[Source data]
------
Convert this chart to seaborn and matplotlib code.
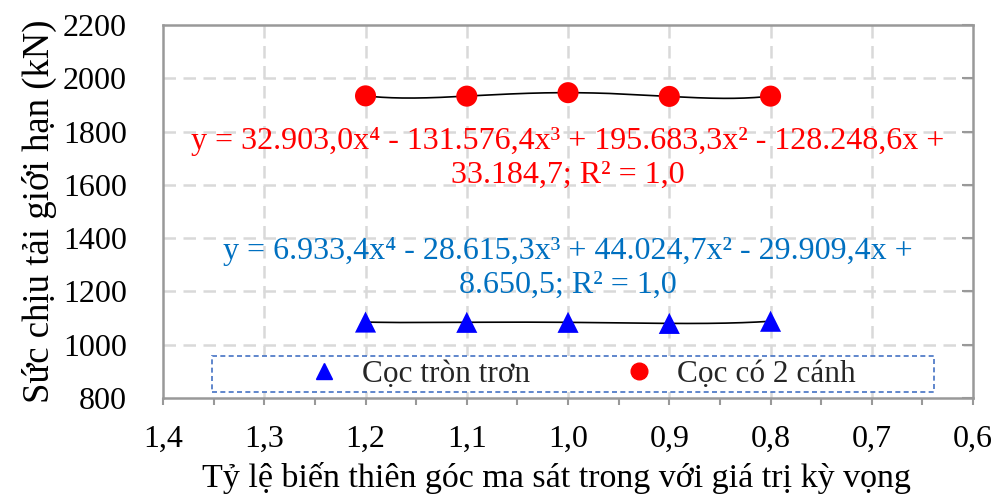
import numpy as np
import pandas as pd
import matplotlib
matplotlib.use("Agg")
import matplotlib.pyplot as plt
from matplotlib.lines import Line2D
from matplotlib.patches import Rectangle
import seaborn as sns

# Ratio of friction angle to its expected value
ratios = [1.2, 1.1, 1.0, 0.9, 0.8]
# Ultimate bearing capacity (kN)
smooth_round = [1085, 1084, 1084, 1080, 1088]
two_fin = [1934, 1933, 1946, 1932, 1933]

series_names = ["Cọc tròn trơn", "Cọc có 2 cánh"]
x_ticks = [1.4, 1.3, 1.2, 1.1, 1.0, 0.9, 0.8, 0.7, 0.6]
x_tick_labels = ["1,4", "1,3", "1,2", "1,1", "1,0", "0,9", "0,8", "0,7", "0,6"]
y_ticks = [800, 1000, 1200, 1400, 1600, 1800, 2000, 2200]

eq_two_fin = ("y = 32.903,0x⁴ - 131.576,4x³ + 195.683,3x² - 128.248,6x +\n"
              "33.184,7; R² = 1,0")
eq_smooth = ("y = 6.933,4x⁴ - 28.615,3x³ + 44.024,7x² - 29.909,4x +\n"
             "8.650,5; R² = 1,0")

sns.set_theme(style="white")
plt.rcParams["font.family"] = ["Liberation Serif", "DejaVu Serif"]

fig = plt.figure(figsize=(9.97, 4.97), dpi=100)
ax = fig.add_axes([0.1635, 0.1992, 0.8125, 0.7505])

grid_kw = dict(color="#d9d9d9", linewidth=1.8, linestyle=(0, (5, 3)), zorder=0)
ax.set_axisbelow(True)
for yv in y_ticks[1:-1]:
    ax.axhline(yv, **grid_kw)
for xv in x_ticks[1:-1]:
    ax.axvline(xv, **grid_kw)

df = pd.DataFrame({
    "ratio": ratios * 2,
    "capacity": smooth_round + two_fin,
    "series": [series_names[0]] * len(ratios) + [series_names[1]] * len(ratios),
})

# 4th-order polynomial trend lines through each series
xs = np.linspace(min(ratios), max(ratios), 200)
for vals in (smooth_round, two_fin):
    coef = np.polyfit(ratios, vals, 4)
    sns.lineplot(x=xs, y=np.polyval(coef, xs), color="black", linewidth=1.2,
                 ax=ax, zorder=2, sort=False)

sns.scatterplot(data=df, x="ratio", y="capacity", hue="series", style="series",
                palette={series_names[0]: "#0000ff", series_names[1]: "#ff0000"},
                markers={series_names[0]: "^", series_names[1]: "o"},
                s=230, edgecolor="none", ax=ax, zorder=3, legend=False)

ax.set_xlim(1.4, 0.6)
ax.set_ylim(800, 2200)
ax.set_xticks(x_ticks)
ax.set_xticklabels(x_tick_labels)
ax.set_xticks(np.arange(0.65, 1.4, 0.1), minor=True)
ax.set_yticks(y_ticks)
ax.tick_params(axis="x", which="both", direction="out", length=5, width=1.5,
               color="#999999", bottom=True, labelsize=23, pad=14, labelcolor="black")
ax.tick_params(axis="y", which="major", left=False, right=True, direction="in",
               length=8, width=1.5, color="#999999", labelsize=23, labelcolor="black",
               labelleft=True, labelright=False, pad=26)
for sp in ax.spines.values():
    sp.set_color("#999999")
    sp.set_linewidth(1.8)

ax.set_xlabel("Tỷ lệ biến thiên góc ma sát trong với giá trị kỳ vọng",
              fontsize=24.5, color="black")
ax.xaxis.set_label_coords(0.486, -0.172)
ax.set_ylabel("Sức chịu tải giới hạn (kN)", fontsize=26.5, color="black", labelpad=4)

ax.text(1.0, 1700, eq_two_fin, color="#ff0000", fontsize=23, ha="center",
        va="center", linespacing=1.22, zorder=4)
ax.text(1.0, 1288, eq_smooth, color="#0070c0", fontsize=23, ha="center",
        va="center", linespacing=1.22, zorder=4)

# Legend with a dashed frame
frame = Rectangle((0.0605, 0.016), 0.891, 0.0965, transform=ax.transAxes,
                  facecolor="white", edgecolor="#4472c4", linewidth=1.2,
                  linestyle=(0, (3, 2)), zorder=5)
ax.add_patch(frame)
handles = [
    Line2D([], [], marker="^", linestyle="none", color="#0000ff", markersize=12),
    Line2D([], [], marker="o", linestyle="none", color="#ff0000", markersize=12),
]
leg = ax.legend(handles, series_names, loc="center", ncol=2,
                bbox_to_anchor=(0.517, 0.064), frameon=False, fontsize=22.5,
                columnspacing=3.0, handletextpad=0.7, handlelength=1.0,
                borderaxespad=0)
leg.set_zorder(6)

fig.savefig("out.png", dpi=100)
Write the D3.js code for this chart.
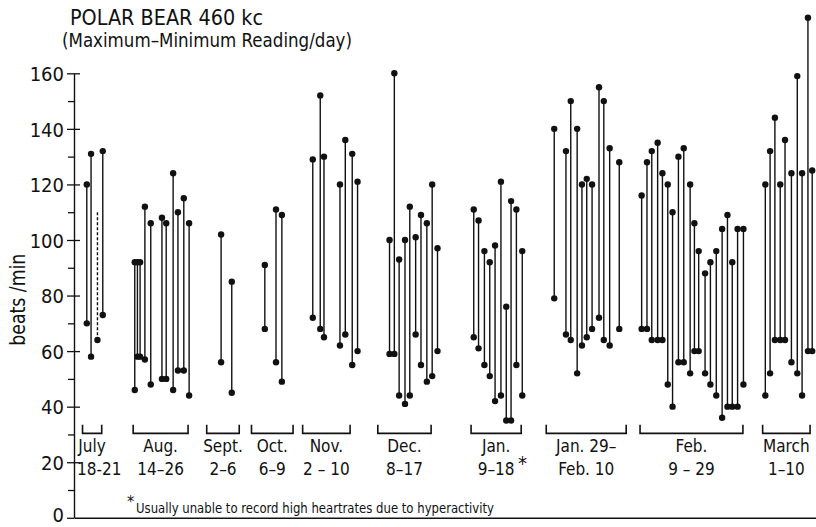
<!DOCTYPE html>
<html>
<head>
<meta charset="utf-8">
<script src="https://cdn.jsdelivr.net/npm/d3@7"></script>
<style>
  body { margin: 0; background: #fff; }
  svg { display: block; }
  text { font-family: "DejaVu Sans Condensed", "Liberation Sans Narrow", sans-serif; fill: #111; }
</style>
</head>
<body>
<script>
// periods shown under the chart
const groupLabels = ["July", "Aug.", "Sept.", "Oct.", "Nov.", "Dec.", "Jan.", "Jan. 29\u2013", "Feb.", "March"];
const groupDates = ["18-21", "14\u201326", "2\u20136", "6\u20139", "2 \u2013 10", "8\u201317", "9\u201318", "Feb. 10", "9 \u2013 29", "1\u201310"];
// bracket extent on the (compressed) day axis
const groupFrom = [1.6, 11.1, 24.9, 33.3, 42.9, 57.0, 74.5, 88.6, 106.2, 129.2];
const groupTo = [5.2, 21.4, 31.0, 41.1, 51.8, 67.0, 83.9, 103.6, 125.5, 138.1];

// one entry per recorded day: position on compressed day axis, max and min beats/min
const dayPos = [
  2.4, 3.2, 4.4, 5.4,
  11.4, 11.9, 12.4, 13.3, 14.4, 16.5, 17.3, 18.6, 19.5, 20.6, 21.6,
  27.6, 29.6,
  35.8, 37.9, 39.0,
  44.8, 46.2, 46.9, 49.9, 50.9, 52.2, 53.2,
  59.2, 60.1, 61.0, 62.1, 63.0, 64.1, 65.1, 66.2, 67.2, 68.2,
  75.0, 75.9, 77.0, 78.0, 79.0, 80.1, 81.1, 82.0, 83.0, 84.1,
  90.1, 92.3, 93.2, 94.4, 95.3, 96.2, 97.2, 98.5, 99.4, 100.5, 102.3,
  106.5, 107.5, 108.4, 109.5, 110.4, 111.4, 112.3, 113.4, 114.4, 115.6,
  116.4, 117.2, 118.4, 119.4, 120.5, 121.6, 122.6, 123.5, 124.5, 125.6,
  129.7, 130.6, 131.5, 132.5, 133.4, 134.6, 135.7, 136.6, 137.7, 138.5
];
const maxBpm = [
  120, 131, 110, 132,
  92, 92, 92, 112, 106, 108, 106, 124, 110, 115, 106,
  102, 85,
  91, 111, 109,
  129, 152, 130, 120, 136, 131, 121,
  100, 160, 93, 100, 112, 101, 109, 106, 120, 97,
  111, 107, 96, 92, 98, 121, 76, 114, 111, 96,
  140, 132, 150, 140, 120, 122, 120, 155, 150, 133, 128,
  116, 128, 132, 135, 124, 120, 110, 130, 133, 120,
  106, 96, 88, 92, 96, 104, 109, 92, 104, 104,
  120, 132, 144, 120, 136, 124, 159, 124, 180, 125
];
const minBpm = [
  70, 58, 64, 73,
  46, 58, 58, 57, 48, 50, 50, 46, 53, 53, 44,
  56, 45,
  68, 56, 49,
  72, 68, 65, 62, 66, 55, 60,
  59, 59, 44, 41, 44, 66, 55, 49, 51, 60,
  65, 61, 55, 51, 42, 44, 35, 35, 55, 44,
  79, 66, 64, 52, 62, 65, 68, 72, 64, 62, 68,
  68, 68, 64, 64, 64, 48, 40, 56, 56, 52,
  60, 60, 52, 48, 44, 36, 40, 40, 40, 48,
  44, 52, 64, 64, 64, 56, 52, 44, 60, 60
];
// July 20: high not recorded, drawn dashed
const dashedDays = [2];

const yTicks = [0, 20, 40, 60, 80, 100, 120, 140, 160];
const yMinorTicks = [10, 30, 50, 70, 90, 110, 130, 150];

const width = 816, height = 527;
const svg = d3.select("body").append("svg")
  .attr("width", width)
  .attr("height", height);

const x = d3.scaleLinear().domain([0, 140]).range([74, 820.2]);
const y = d3.scaleLinear().domain([0, 160]).range([517.8, 73.3]);

// titles
svg.append("text")
  .attr("x", 70).attr("y", 25)
  .attr("textLength", 193).attr("lengthAdjust", "spacingAndGlyphs")
  .style("font-size", "22px")
  .text("POLAR BEAR  460 kc");
svg.append("text")
  .attr("x", 62).attr("y", 47)
  .attr("textLength", 290).attr("lengthAdjust", "spacingAndGlyphs")
  .style("font-size", "19px")
  .text("(Maximum\u2013Minimum Reading/day)");

// y axis: major ticks cross the line, minor ticks on the left
const yAxis = svg.append("g")
  .attr("transform", "translate(" + x(0) + ",0)")
  .call(d3.axisLeft(y).tickValues(yTicks).tickSize(7).tickPadding(3).tickSizeOuter(0).tickFormat(d3.format("d")));
yAxis.selectAll("text")
  .style("font-size", "20px")
  .attr("dy", d => d === 0 ? "0.2em" : "0.36em");
yAxis.select(".domain").attr("stroke", "#111").attr("stroke-width", 1.4);
yAxis.selectAll(".tick line").attr("stroke", "#111").attr("stroke-width", 1.3);

svg.append("g")
  .attr("transform", "translate(" + x(0) + ",0)")
  .call(d3.axisRight(y).tickValues(yTicks.filter(d => d > 0)).tickSize(6).tickFormat("").tickSizeOuter(0))
  .call(g => g.select(".domain").remove())
  .selectAll(".tick line").attr("stroke", "#111").attr("stroke-width", 1.3);

svg.append("g")
  .attr("transform", "translate(" + x(0) + ",0)")
  .call(d3.axisLeft(y).tickValues(yMinorTicks).tickSize(6).tickFormat("").tickSizeOuter(0))
  .call(g => g.select(".domain").remove())
  .selectAll(".tick line").attr("stroke", "#111").attr("stroke-width", 1.3);

svg.append("text")
  .attr("transform", "translate(25," + y(78.5) + ") rotate(-90)")
  .attr("text-anchor", "middle")
  .attr("textLength", 92).attr("lengthAdjust", "spacingAndGlyphs")
  .style("font-size", "21px")
  .text("beats /min");

// baseline
svg.append("g")
  .attr("transform", "translate(0," + y(0) + ")")
  .call(d3.axisBottom(x).tickValues([]).tickSizeOuter(0))
  .select(".domain").attr("stroke", "#111").attr("stroke-width", 1.4);

// daily ranges
const days = dayPos.map((p, i) => ({ p: p, hi: maxBpm[i], lo: minBpm[i], dashed: dashedDays.includes(i) }));

svg.append("g").selectAll("line")
  .data(days)
  .join("line")
  .attr("x1", d => x(d.p)).attr("x2", d => x(d.p))
  .attr("y1", d => y(d.hi)).attr("y2", d => y(d.lo))
  .attr("stroke", "#111")
  .attr("stroke-width", 1.4)
  .attr("stroke-dasharray", d => d.dashed ? "3,2" : null);

svg.append("g").selectAll("circle")
  .data(days.filter(d => !d.dashed))
  .join("circle")
  .attr("cx", d => x(d.p)).attr("cy", d => y(d.hi))
  .attr("r", 3.2).attr("fill", "#111");

svg.append("g").selectAll("circle")
  .data(days)
  .join("circle")
  .attr("cx", d => x(d.p)).attr("cy", d => y(d.lo))
  .attr("r", 3.2).attr("fill", "#111");

// period brackets and labels
const groups = groupLabels.map((l, i) => ({ label: l, dates: groupDates[i], from: groupFrom[i], to: groupTo[i] }));
const gg = svg.append("g").selectAll("g")
  .data(groups)
  .join("g");

gg.append("path")
  .attr("d", d => "M" + x(d.from) + "," + y(33.5) + "V" + y(30.4) + "H" + x(d.to) + "V" + y(33.5))
  .attr("fill", "none")
  .attr("stroke", "#111")
  .attr("stroke-width", 1.6);

gg.append("text")
  .attr("class", "lab")
  .attr("x", d => (x(d.from) + x(d.to)) / 2)
  .attr("y", y(23.6))
  .attr("text-anchor", "middle")
  .style("font-size", "17px")
  .text(d => d.label);

gg.append("text")
  .attr("class", "lab")
  .attr("x", d => (x(d.from) + x(d.to)) / 2)
  .attr("y", y(15.3))
  .attr("text-anchor", "middle")
  .style("font-size", "17px")
  .text(d => d.dates);

// keep labels clear of the y axis
gg.selectAll("text.lab").each(function() {
  const b = this.getBBox();
  const minX = x(0) + 3;
  if (b.x < minX) d3.select(this).attr("x", +d3.select(this).attr("x") + (minX - b.x));
});

// footnote marker for January
svg.append("text")
  .attr("x", x(83.3)).attr("y", y(17.3))
  .style("font-size", "20px")
  .text("*");

svg.append("text")
  .attr("x", 127).attr("y", 507)
  .style("font-size", "16px")
  .text("*");
svg.append("text")
  .attr("x", 136).attr("y", 513)
  .attr("textLength", 358).attr("lengthAdjust", "spacingAndGlyphs")
  .style("font-size", "14px")
  .text("Usually unable to record high heartrates due to hyperactivity");
</script>
</body>
</html>
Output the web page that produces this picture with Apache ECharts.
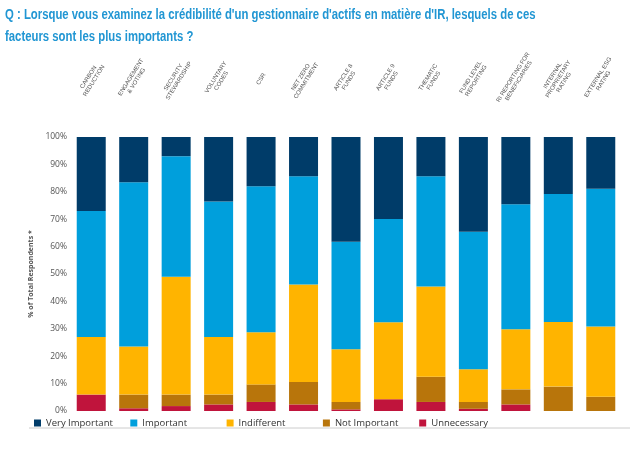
<!DOCTYPE html>
<html>
<head>
<meta charset="utf-8">
<script src="https://cdn.jsdelivr.net/npm/echarts@6/dist/echarts.min.js"></script>
<style>
  html, body { margin: 0; padding: 0; background: #fff; }
  #chart { width: 640px; height: 450px; }
</style>
</head>
<body>
<div id="chart"></div>
<script>
// facteurs (libellés en haut du graphique)
var categories = [
  'CARBON\nREDUCTION', 'ENGAGEMENT\n& VOTING', 'SECURITY\nSTEWARDSHIP', 'VOLUNTARY\nCODES',
  'CSR', 'NET ZERO\nCOMMITMENT', 'ARTICLE 8\nFUNDS', 'ARTICLE 9\nFUNDS', 'THEMATIC\nFUNDS',
  'FUND LEVEL\nREPORTING', 'RI REPORTING FOR\nBENEFICIARIES', 'INTERNAL\nPROPRIETARY\nRATING',
  'EXTERNAL ESG\nRATING'
];

// % of respondents, stacked from bottom
var unnecessary   = [6, 1, 1.8, 2.4, 3.3, 2.4, 0.6, 4.3, 3.3, 0.8, 2.4, 0, 0];
var notImportant  = [0, 5, 4.2, 3.6, 6.4, 8.2, 2.7, 0, 9.2, 2.5, 5.5, 8.9, 5.2];
var indifferent   = [21, 17.5, 43, 21, 19, 35.6, 19.2, 28.1, 32.9, 11.9, 21.9, 23.6, 25.6];
var important     = [46, 60, 44, 49.5, 53.3, 39.5, 39.3, 37.7, 40.3, 50.2, 45.7, 46.7, 50.3];
var veryImportant = [27, 16.5, 7, 23.5, 18, 14.3, 38.2, 29.9, 14.3, 34.6, 24.5, 20.8, 18.9];

var legendNames = ['Very Important', 'Important', 'Indifferent', 'Not Important', 'Unnecessary'];

var titleText = "Q : Lorsque vous examinez la crédibilité d'un gestionnaire d'actifs en matière d'IR, lesquels de ces\nfacteurs sont les plus importants ?";

var chart = echarts.init(document.getElementById('chart'));

function bar(name, data, color) {
  return {
    name: name,
    type: 'bar',
    stack: 'total',
    barWidth: 29,
    xAxisIndex: 0,
    itemStyle: { color: color },
    data: data
  };
}

// one legend per entry so the entries sit on an even spacing
var legends = legendNames.map(function (n, i) {
  return {
    data: [n],
    left: 29 + i * 96.3,
    top: 413,
    icon: 'rect',
    itemWidth: 7,
    itemHeight: 7,
    textStyle: {
      fontFamily: '"Open Sans", sans-serif',
      fontSize: 9.5,
      color: '#333'
    }
  };
});

chart.setOption({
  animation: false,
  legend: legends,
  grid: { left: 70, right: 18, top: 137, bottom: 39 },
  xAxis: [
    {
      type: 'category',
      data: categories,
      axisLine: { show: false },
      axisTick: { show: false },
      axisLabel: { show: false }
    },
    {
      type: 'category',
      position: 'top',
      data: categories,
      axisLine: { show: false },
      axisTick: { show: false },
      axisLabel: {
        interval: 0,
        rotate: -58,
        align: 'center',
        verticalAlign: 'middle',
        margin: 58,
        fontSize: 6,
        lineHeight: 6.5,
        color: '#555',
        fontFamily: '"Liberation Sans", sans-serif'
      }
    }
  ],
  yAxis: {
    type: 'value',
    min: 0,
    max: 100,
    interval: 10,
    name: '% of Total Respondents *',
    nameLocation: 'middle',
    nameGap: 31,
    nameTextStyle: {
      fontSize: 7,
      fontWeight: 'bold',
      color: '#555',
      fontFamily: '"Open Sans", sans-serif'
    },
    axisLine: { show: false },
    axisTick: { show: false },
    splitLine: { show: false },
    axisLabel: {
      formatter: '{value}%',
      margin: 3,
      fontSize: 8.5,
      color: '#555',
      fontFamily: '"Open Sans", sans-serif'
    }
  },
  graphic: [
    {
      type: 'text',
      left: 5,
      top: 4,
      scaleX: 0.81,
      style: {
        text: titleText,
        font: 'bold 14px "Liberation Sans", sans-serif',
        lineHeight: 22,
        fill: '#2196d3'
      }
    },
    { type: 'line', shape: { x1: 29, y1: 428, x2: 630, y2: 428 }, style: { stroke: '#ccc', lineWidth: 1 } }
  ],
  series: [
    bar('Unnecessary', unnecessary, '#c0143c'),
    bar('Not Important', notImportant, '#b8750b'),
    bar('Indifferent', indifferent, '#ffb400'),
    bar('Important', important, '#009fdc'),
    bar('Very Important', veryImportant, '#003c69')
  ]
});
</script>
</body>
</html>
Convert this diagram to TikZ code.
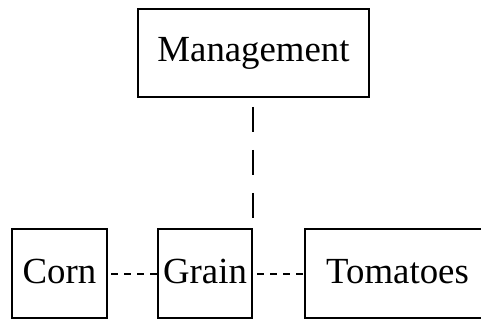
\documentclass[tikz,border=0pt]{standalone}
\usepackage{fontspec}
\setmainfont{Liberation Serif}
\begin{document}
\begin{tikzpicture}[x=1pt,y=-1pt,
  box/.style={draw, line width=2pt, inner sep=0pt, font=\fontsize{36.8}{40}\selectfont},
  lowbox/.style={box, minimum height=89pt, text height=24.4pt, text depth=5.4pt},
  vdash/.style={line width=2pt, dash pattern=on 25pt off 18pt, dash phase=34pt},
  hdash/.style={line width=2pt, dash pattern=on 7pt off 6pt, dash phase=10pt}]
\path[use as bounding box, clip] (0,0) rectangle (481,320);
\node[box, minimum width=231pt, minimum height=88pt, text height=24.4pt, text depth=8pt] (mgmt) at (253.5,53) {Management};
\node[lowbox, minimum width=95pt] (corn) at (59.5,273.5) {Corn};
\node[lowbox, minimum width=94pt] (grain) at (205,273.5) {Grain};
\node[lowbox, minimum width=185pt] (tom) at (397.5,273.5) {Tomatoes};
\coordinate (top) at (mgmt.south -| grain.north east);
\draw[vdash] (top) -- (grain.north east);
\draw[hdash] (corn.east) -- (grain.west);
\draw[hdash, dash phase=9pt] (grain.east) -- (tom.west);
\end{tikzpicture}
\end{document}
------
• [What you have to do]: Transcribe exactly the portion of the material above that runs from the line containing "Convert this diagram to TikZ code." through its last line, omitting all pictures.

• [Written solution]:
Convert this diagram to TikZ code.
\documentclass[tikz,border=0pt]{standalone}
\usepackage{fontspec}
\setmainfont{Liberation Serif}
\begin{document}
\begin{tikzpicture}[x=1pt,y=-1pt,
  box/.style={draw, line width=2pt, inner sep=0pt, font=\fontsize{36.8}{40}\selectfont},
  lowbox/.style={box, minimum height=89pt, text height=24.4pt, text depth=5.4pt},
  vdash/.style={line width=2pt, dash pattern=on 25pt off 18pt, dash phase=34pt},
  hdash/.style={line width=2pt, dash pattern=on 7pt off 6pt, dash phase=10pt}]
\path[use as bounding box, clip] (0,0) rectangle (481,320);
\node[box, minimum width=231pt, minimum height=88pt, text height=24.4pt, text depth=8pt] (mgmt) at (253.5,53) {Management};
\node[lowbox, minimum width=95pt] (corn) at (59.5,273.5) {Corn};
\node[lowbox, minimum width=94pt] (grain) at (205,273.5) {Grain};
\node[lowbox, minimum width=185pt] (tom) at (397.5,273.5) {Tomatoes};
\coordinate (top) at (mgmt.south -| grain.north east);
\draw[vdash] (top) -- (grain.north east);
\draw[hdash] (corn.east) -- (grain.west);
\draw[hdash, dash phase=9pt] (grain.east) -- (tom.west);
\end{tikzpicture}
\end{document}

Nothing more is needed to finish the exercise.